SEATTLE - Fünf Jahre hat Boeing am Konzept für eine neue Jet-Familie gefeilt. Nun geben sich die Amerikaner noch bis 2020 Zeit für die "finale Entscheidung", ob ein Angriff auf die Marktmitte Investitionen von 15 Milliarden US-Dollar in die Entwicklung einer 797 rechtfertigt - oder die Risiken überwiegen.

Berlin - Chicago ist eine der Streckenideen, mit der Boeing weltweit das Interesse potenzieller Betreiber an der 797 geweckt hat.

Größe und Reichweite des "New mid-Market Airplane (NMA)" sind auf Städtepaare zugeschnitten, die 737 und A320 nicht verbinden können und auf denen sich Großraumgerät nicht rechnet.

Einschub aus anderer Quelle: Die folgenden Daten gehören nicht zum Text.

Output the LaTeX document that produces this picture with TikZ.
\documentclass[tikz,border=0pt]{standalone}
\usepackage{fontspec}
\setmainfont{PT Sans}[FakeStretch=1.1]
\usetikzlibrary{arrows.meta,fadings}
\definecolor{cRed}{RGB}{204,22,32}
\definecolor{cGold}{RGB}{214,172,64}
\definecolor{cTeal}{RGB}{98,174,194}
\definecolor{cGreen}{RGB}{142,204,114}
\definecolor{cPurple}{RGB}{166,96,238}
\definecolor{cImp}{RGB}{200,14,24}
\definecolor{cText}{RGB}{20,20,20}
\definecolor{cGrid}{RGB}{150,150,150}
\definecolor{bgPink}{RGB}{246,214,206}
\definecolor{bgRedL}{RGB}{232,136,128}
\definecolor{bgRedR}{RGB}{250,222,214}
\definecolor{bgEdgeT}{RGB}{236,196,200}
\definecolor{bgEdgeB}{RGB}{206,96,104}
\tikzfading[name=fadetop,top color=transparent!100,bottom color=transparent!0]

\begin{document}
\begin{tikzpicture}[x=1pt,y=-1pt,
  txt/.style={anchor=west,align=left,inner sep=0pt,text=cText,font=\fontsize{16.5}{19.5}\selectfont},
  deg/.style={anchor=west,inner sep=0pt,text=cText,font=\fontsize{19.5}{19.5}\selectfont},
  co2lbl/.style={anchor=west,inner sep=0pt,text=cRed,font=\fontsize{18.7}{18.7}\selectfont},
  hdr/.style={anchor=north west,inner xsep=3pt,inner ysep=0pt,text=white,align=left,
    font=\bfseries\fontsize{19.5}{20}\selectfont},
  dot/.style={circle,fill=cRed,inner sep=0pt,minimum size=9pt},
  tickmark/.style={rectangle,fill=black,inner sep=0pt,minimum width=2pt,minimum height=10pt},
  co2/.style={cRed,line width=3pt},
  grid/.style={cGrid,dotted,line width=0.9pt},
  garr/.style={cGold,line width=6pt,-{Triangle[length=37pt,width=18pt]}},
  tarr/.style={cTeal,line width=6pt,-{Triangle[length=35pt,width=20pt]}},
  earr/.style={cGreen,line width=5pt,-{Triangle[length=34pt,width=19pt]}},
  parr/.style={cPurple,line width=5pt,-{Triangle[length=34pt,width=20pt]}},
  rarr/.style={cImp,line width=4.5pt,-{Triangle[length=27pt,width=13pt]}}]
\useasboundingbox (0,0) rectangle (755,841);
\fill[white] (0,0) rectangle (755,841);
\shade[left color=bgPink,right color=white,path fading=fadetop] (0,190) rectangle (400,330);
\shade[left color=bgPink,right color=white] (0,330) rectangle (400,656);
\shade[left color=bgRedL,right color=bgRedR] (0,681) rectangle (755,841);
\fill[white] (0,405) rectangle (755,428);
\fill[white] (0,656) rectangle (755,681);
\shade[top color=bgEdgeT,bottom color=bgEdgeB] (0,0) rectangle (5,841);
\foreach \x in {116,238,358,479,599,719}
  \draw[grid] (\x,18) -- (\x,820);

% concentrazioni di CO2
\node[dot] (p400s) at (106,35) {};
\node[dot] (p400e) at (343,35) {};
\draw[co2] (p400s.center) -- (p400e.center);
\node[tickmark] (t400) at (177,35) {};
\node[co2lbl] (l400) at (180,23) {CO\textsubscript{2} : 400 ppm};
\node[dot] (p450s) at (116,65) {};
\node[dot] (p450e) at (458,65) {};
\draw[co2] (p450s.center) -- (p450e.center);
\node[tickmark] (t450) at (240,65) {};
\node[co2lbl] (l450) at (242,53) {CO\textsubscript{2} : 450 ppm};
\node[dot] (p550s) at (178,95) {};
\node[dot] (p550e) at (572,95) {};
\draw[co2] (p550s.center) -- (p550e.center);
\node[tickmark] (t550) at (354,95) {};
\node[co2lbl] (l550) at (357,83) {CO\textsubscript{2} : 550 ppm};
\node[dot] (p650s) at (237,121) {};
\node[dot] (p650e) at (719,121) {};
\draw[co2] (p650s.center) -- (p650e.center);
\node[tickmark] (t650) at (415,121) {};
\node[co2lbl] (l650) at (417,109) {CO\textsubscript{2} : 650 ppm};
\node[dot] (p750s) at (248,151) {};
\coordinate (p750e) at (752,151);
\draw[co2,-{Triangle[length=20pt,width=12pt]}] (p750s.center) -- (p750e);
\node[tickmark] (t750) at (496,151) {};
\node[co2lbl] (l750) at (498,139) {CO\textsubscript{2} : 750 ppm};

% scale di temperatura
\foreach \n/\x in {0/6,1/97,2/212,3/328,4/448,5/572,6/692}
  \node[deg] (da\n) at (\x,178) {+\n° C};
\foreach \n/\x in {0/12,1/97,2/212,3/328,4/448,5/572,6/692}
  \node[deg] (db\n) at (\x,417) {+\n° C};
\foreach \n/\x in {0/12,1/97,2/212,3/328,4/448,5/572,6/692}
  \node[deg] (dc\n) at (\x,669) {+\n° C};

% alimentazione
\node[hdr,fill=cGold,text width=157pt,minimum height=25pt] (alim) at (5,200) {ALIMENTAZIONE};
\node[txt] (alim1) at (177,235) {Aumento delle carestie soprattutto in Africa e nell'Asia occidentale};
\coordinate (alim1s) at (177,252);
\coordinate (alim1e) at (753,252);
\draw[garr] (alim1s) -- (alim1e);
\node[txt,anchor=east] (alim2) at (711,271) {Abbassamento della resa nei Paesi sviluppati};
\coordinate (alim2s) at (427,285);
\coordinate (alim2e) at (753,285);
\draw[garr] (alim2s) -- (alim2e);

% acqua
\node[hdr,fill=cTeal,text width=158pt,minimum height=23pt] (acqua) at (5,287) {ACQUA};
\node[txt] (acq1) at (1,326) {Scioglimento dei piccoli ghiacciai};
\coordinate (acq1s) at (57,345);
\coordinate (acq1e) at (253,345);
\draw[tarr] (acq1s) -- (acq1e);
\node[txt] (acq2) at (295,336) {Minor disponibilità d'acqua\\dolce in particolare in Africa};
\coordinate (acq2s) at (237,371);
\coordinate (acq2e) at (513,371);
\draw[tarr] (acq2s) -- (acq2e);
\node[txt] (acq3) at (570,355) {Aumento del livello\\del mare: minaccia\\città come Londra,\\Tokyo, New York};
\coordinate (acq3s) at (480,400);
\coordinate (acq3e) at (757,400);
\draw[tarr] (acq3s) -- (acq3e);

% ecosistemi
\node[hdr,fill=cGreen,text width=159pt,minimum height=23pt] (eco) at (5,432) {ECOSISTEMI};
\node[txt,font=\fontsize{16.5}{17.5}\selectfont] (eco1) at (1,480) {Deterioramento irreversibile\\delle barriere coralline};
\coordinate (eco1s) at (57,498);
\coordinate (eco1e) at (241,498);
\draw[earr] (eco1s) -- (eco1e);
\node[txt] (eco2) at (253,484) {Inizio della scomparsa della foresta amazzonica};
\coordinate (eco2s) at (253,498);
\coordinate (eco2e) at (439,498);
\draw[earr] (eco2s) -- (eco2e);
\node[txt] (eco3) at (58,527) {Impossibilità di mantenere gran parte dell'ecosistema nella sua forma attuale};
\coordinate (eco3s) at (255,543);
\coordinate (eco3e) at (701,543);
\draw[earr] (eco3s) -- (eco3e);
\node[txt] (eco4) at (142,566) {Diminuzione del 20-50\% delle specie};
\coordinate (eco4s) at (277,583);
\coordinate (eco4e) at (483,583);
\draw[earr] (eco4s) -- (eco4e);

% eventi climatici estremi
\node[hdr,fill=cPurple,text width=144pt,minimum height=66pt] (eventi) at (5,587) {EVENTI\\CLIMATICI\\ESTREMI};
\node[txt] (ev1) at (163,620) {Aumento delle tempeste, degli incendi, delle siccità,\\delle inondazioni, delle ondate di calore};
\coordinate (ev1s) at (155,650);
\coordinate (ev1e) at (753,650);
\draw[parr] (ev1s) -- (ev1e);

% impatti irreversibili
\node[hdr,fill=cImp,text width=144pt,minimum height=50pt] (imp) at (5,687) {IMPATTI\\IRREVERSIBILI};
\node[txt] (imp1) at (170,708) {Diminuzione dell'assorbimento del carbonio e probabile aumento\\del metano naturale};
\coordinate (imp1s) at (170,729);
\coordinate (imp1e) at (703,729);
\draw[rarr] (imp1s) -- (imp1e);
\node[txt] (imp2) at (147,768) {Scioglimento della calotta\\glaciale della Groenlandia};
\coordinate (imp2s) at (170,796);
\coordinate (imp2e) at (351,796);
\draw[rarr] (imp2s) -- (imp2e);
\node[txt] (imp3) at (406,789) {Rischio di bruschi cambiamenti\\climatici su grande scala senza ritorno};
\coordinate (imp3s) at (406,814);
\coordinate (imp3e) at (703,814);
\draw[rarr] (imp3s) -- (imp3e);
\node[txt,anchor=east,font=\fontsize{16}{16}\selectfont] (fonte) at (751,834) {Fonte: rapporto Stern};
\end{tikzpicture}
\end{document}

"Es steht fest, dass es Marktnachfrage im NMA-Segment gibt", sagte Boeing-Chef Dennis Muilenburg in dieser Woche bei Vorlage der Boeing-Bilanz 2018. "Wir sehen die Chance, das Netz an Städtepaaren deutlich zu verdichten (...), müssen aber noch unseren Business Case zu Ende analysieren."

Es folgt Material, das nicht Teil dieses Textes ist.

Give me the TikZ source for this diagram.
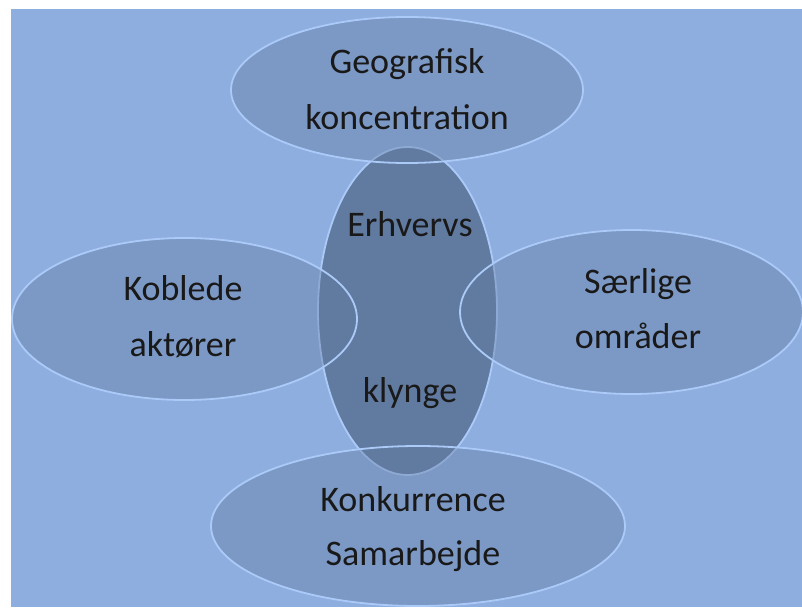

Boeing werde im weiteren Jahresverlauf festlegen, welche Marktchancen für das Segment bestehen, beschrieb Muilenburg einen "zweistufigen Entscheidungprozess". Die "finale Entscheidung über einen Programmstart" werde der Konzern dann zwar erst im nächsten Jahr treffen. Doch auch mit dieser Zeitachse sei noch ein EIS 2025 möglich.

Zuvor hatten Branchenbeobachter damit gerechnet, dass Boeing die 797 auf der Paris Airshow im Juni 2019 in den Programmstatus erhebt.

Warum tut sich der Hersteller mit mit der 797 so schwer schwer? "Jedes andere Flugzeug hat sich für Boeing als Homerun herausgestellt, auch wenn es nicht immer sofort absehbar war", erklärt sich Luftfahrtanalyst Richard Aboulafia das Hadern. "Das hier ist etwas anderes, hier müssen sie sehr vorsichtig sein."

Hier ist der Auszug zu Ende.